Секретный характер секты хлыстов придавал особо таинственную атмосферу всему, что с ней было связано или казалось таковым. Правительство отвечало сходным образом, учреждая для борьбы с расколом и сектантством Секретные комитеты и принимая решения, не подлежавшие разглашению среди тех, для кого они были предназначены. Все это обостряло обоюдную подозрительность и, вероятно, имело значение в формировании конспиративной политической культуры, сыгравшей зловещую роль в российской истории двух последних столетий. С точки зрения светских и духовных властей, хлыстовство играло с ними в прятки самым опасным образом. Притворяясь православными с помощью способов, которые делали их изобличение почти невозможным делом, хлысты давали возможность подозревать в хлыстовстве, по сути дела, всякого православного. Для полицейского государства, любое действие которого зависит от надежности проводимых им классификаций, такая ситуация нетерпима. Нет более опасного беспорядка, чем тот, который выглядит как порядок, но при этом известно, что часть его, неизвестно какая, на самом деле есть беспорядок. Сектантство подозревалось в намеренном притворстве и вредительстве, в чем-то вроде злонамеренной порчи классификационных схем.

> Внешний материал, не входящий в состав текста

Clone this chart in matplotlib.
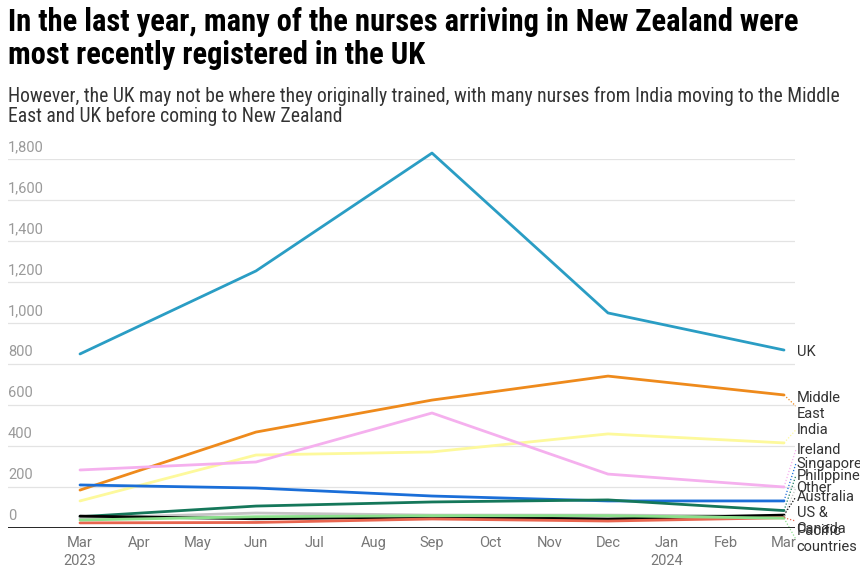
import numpy as np
import matplotlib
matplotlib.use("Agg")
import matplotlib.pyplot as plt
from matplotlib import font_manager

# quarterly points, month index from Mar 2023
months = [0, 3, 6, 9, 12]
month_labels = ["Mar", "Apr", "May", "Jun", "Jul", "Aug", "Sep", "Oct", "Nov",
                "Dec", "Jan", "Feb", "Mar"]
year_labels = {0: "2023", 10: "2024"}

series_names = ["UK", "Middle East", "India", "Ireland", "Singapore", "Philippines",
                "Other", "Australia", "US & Canada", "Pacific countries"]
uk = [849, 1254, 1829, 1049, 868]
middle_east = [185, 468, 624, 741, 649]
india = [132, 356, 371, 459, 415]
ireland = [283, 322, 561, 263, 200]
singapore = [210, 195, 156, 132, 132]
philippines = [55, 107, 127, 137, 85]
other = [48, 73, 63, 63, 58]
australia = [58, 45, 53, 44, 63]
us_canada = [25, 27, 44, 34, 50]
pacific = [39, 55, 60, 60, 48]

label_text = ["UK", "Middle\nEast", "India", "Ireland", "Singapore", "Philippines",
              "Other", "Australia", "US &\nCanada", "Pacific\ncountries"]
label_y = [859, 595, 478, 380, 312, 254, 195, 151, 34, -54]

colors = ["#2a9dc4", "#ee8a1c", "#fdf99c", "#f5b0ee", "#1a6ed8", "#15775a",
          "#c4c4c4", "#000000", "#e8654f", "#8be08b"]
data = [uk, middle_east, india, ireland, singapore, philippines, other,
        australia, us_canada, pacific]
draw_order = [9, 6, 5, 4, 3, 2, 1, 0, 8, 7]

names = {f.name for f in font_manager.fontManager.ttflist}
cond = "Roboto"
for cand in ["Roboto Condensed", "Liberation Sans Narrow", "Open Sans Condensed"]:
    if cand in names:
        cond = cand
        break

W, H = 860, 577
fig = plt.figure(figsize=(W / 100, H / 100), dpi=100)
fig.patch.set_facecolor("white")

x0, x1 = 8, 795
yb, yt = 528, 159
ax = fig.add_axes([x0 / W, 1 - yb / H, (x1 - x0) / W, (yb - yt) / H])
px_per_month = (784 - 80) / 12
ax.set_xlim((x0 - 80) / px_per_month, (x1 - 80) / px_per_month)
ax.set_ylim(0, 1800)
for s in ax.spines.values():
    s.set_visible(False)
ax.set_xticks([])
ax.set_yticks([])

for g in range(200, 2000, 200):
    ax.axhline(g, color="#e3e3e3", lw=0.9, zorder=0)
ax.axhline(0, color="#000000", lw=1.2, zorder=5)

for g in range(0, 2000, 200):
    ax.text(0, g + 25, f"{g:,}", transform=ax.get_yaxis_transform(),
            fontsize=10.5, color="#9a9a9a", family="Roboto", va="bottom", ha="left")

for i in draw_order:
    ax.plot(months, data[i], color=colors[i], lw=2.0, zorder=3 + i * 0.01,
            solid_capstyle="round", clip_on=False)

trans_lbl = ax.get_yaxis_transform()
for i in range(len(series_names)):
    ax.text(1.002, label_y[i], label_text[i], transform=trans_lbl, fontsize=10.5,
            color="#333333", family="Roboto", va="center", ha="left",
            linespacing=1.15, clip_on=False)
    if abs(label_y[i] - data[i][-1]) > 15:
        ax.plot([12, 12.2], [data[i][-1], label_y[i]], color=colors[i], lw=0.9,
                ls=(0, (1, 1.5)), clip_on=False, zorder=4)

for m, lab in enumerate(month_labels):
    ax.text(m, -38, lab, fontsize=10.5, color="#777777", family="Roboto",
            ha="center", va="top", clip_on=False)
for m, lab in year_labels.items():
    ax.text(m, -125, lab, fontsize=10.5, color="#777777", family="Roboto",
            ha="center", va="top", clip_on=False)

renderer = fig.canvas.get_renderer()


def fit(txt, width_px):
    bb = txt.get_window_extent(renderer)
    txt.set_fontsize(txt.get_fontsize() * width_px / bb.width)


t1 = fig.text(8 / W, 1 - 22 / H, "In the last year, many of the nurses arriving in New Zealand were",
              fontsize=19, weight="bold", family=cond, color="#000000", va="center")
t2 = fig.text(8 / W, 1 - 55 / H, "most recently registered in the UK",
              fontsize=19, weight="bold", family=cond, color="#000000", va="center")
fit(t1, 792)
t2.set_fontsize(t1.get_fontsize())

s1 = fig.text(8 / W, 1 - 96 / H,
              "However, the UK may not be where they originally trained, with many nurses from India moving to the Middle",
              fontsize=12.5, family=cond, color="#333333", va="center")
s2 = fig.text(8 / W, 1 - 116 / H, "East and UK before coming to New Zealand",
              fontsize=12.5, family=cond, color="#333333", va="center")
fit(s1, 835)
s2.set_fontsize(s1.get_fontsize())

fig.savefig("out.png", dpi=100, facecolor="white")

Трудно, однако, поверить, что тысячи людей регулярно занимались определенной религиозной практикой — и занимались ею истово, «горячее, чем настоящий православный» — исключительно из притворства и конспирации. По формулировке Бориса Успенского, для конфессиональной ситуации на Древней Руси было свойственно двоеверие, особым способом организованное «сосуществование христианского и нехристианского поведения»[120]. ‘Нечистое’ поведение не осознавалось как грех, если только оно совершалось в соответствующем ‘нечистом’ месте, как, например, баня. Выбор той или иной из этих форм поведения (и, очевидно, верований) происходил, по модели Успенского, ситуационно: в церкви кощунством было вести себя не по-христиански; в других же, ‘нечистых’ или ‘грешных’ местах, наоборот, кощунственным было поступать и говорить так, как это пристало в церкви. Уклад жизни формировался как предсказуемое чередование ‘правильного’ и ‘неправильного’ поведения, которое закономерно следовало за сменой локальных ситуаций.

Применяя эту модель, можно представить себе, что для хлыста хождение в православную церковь было важной частью его религиозной жизни. Специфически хлыстовская культура потому и сумела так далеко отойти от православной, что хлысты, в отличие от старообрядцев, с православием не порывали. Вместо того, чтобы оказаться вынужденными по-своему воспроизводить церковные службы, таинства и иерархии, — задача, с которой безуспешно боролись, каждое на свой лад, все старообрядческие согласия, — мистические секты продолжали использовать готовые структуры православной церкви, лишь дополняя недостающее собственными учениями и ритуалами. Логические противоречия между ними, обсуждаемые синодальными миссионерами, вряд ли особенно беспокоили сектантов. Из православной догматики они отбирали те элементы, которые были им ближе или понятнее. Ясные ситуационные ключи надежно отличали друг от друга церковь и корабль, священника и пророка, литургию и радение.

Перейти на страницу:

Все книги серии Научная библиотека

Классик без ретуши
Классик без ретуши

В книге впервые в таком объеме собраны критические отзывы о творчестве В.В. Набокова (1899–1977), объективно представляющие особенности эстетической рецепции творчества писателя на всем протяжении его жизненного пути: сначала в литературных кругах русского зарубежья, затем — в западном литературном мире.Именно этими отзывами (как положительными, так и ядовито-негативными) сопровождали первые публикации произведений Набокова его современники, критики и писатели. Среди них — такие яркие литературные фигуры, как Г. Адамович, Ю. Айхенвальд, П. Бицилли, В. Вейдле, М. Осоргин, Г. Струве, В. Ходасевич, П. Акройд, Дж. Апдайк, Э. Бёрджесс, С. Лем, Дж.К. Оутс, А. Роб-Грийе, Ж.-П. Сартр, Э. Уилсон и др.Уникальность собранного фактического материала (зачастую малодоступного даже для специалистов) превращает сборник статей и рецензий (а также эссе, пародий, фрагментов писем) в необходимейшее пособие для более глубокого постижения набоковского феномена, в своеобразную хрестоматию, представляющую историю мировой критики на протяжении полувека, показывающую литературные нравы, эстетические пристрастия и вкусы целой эпохи.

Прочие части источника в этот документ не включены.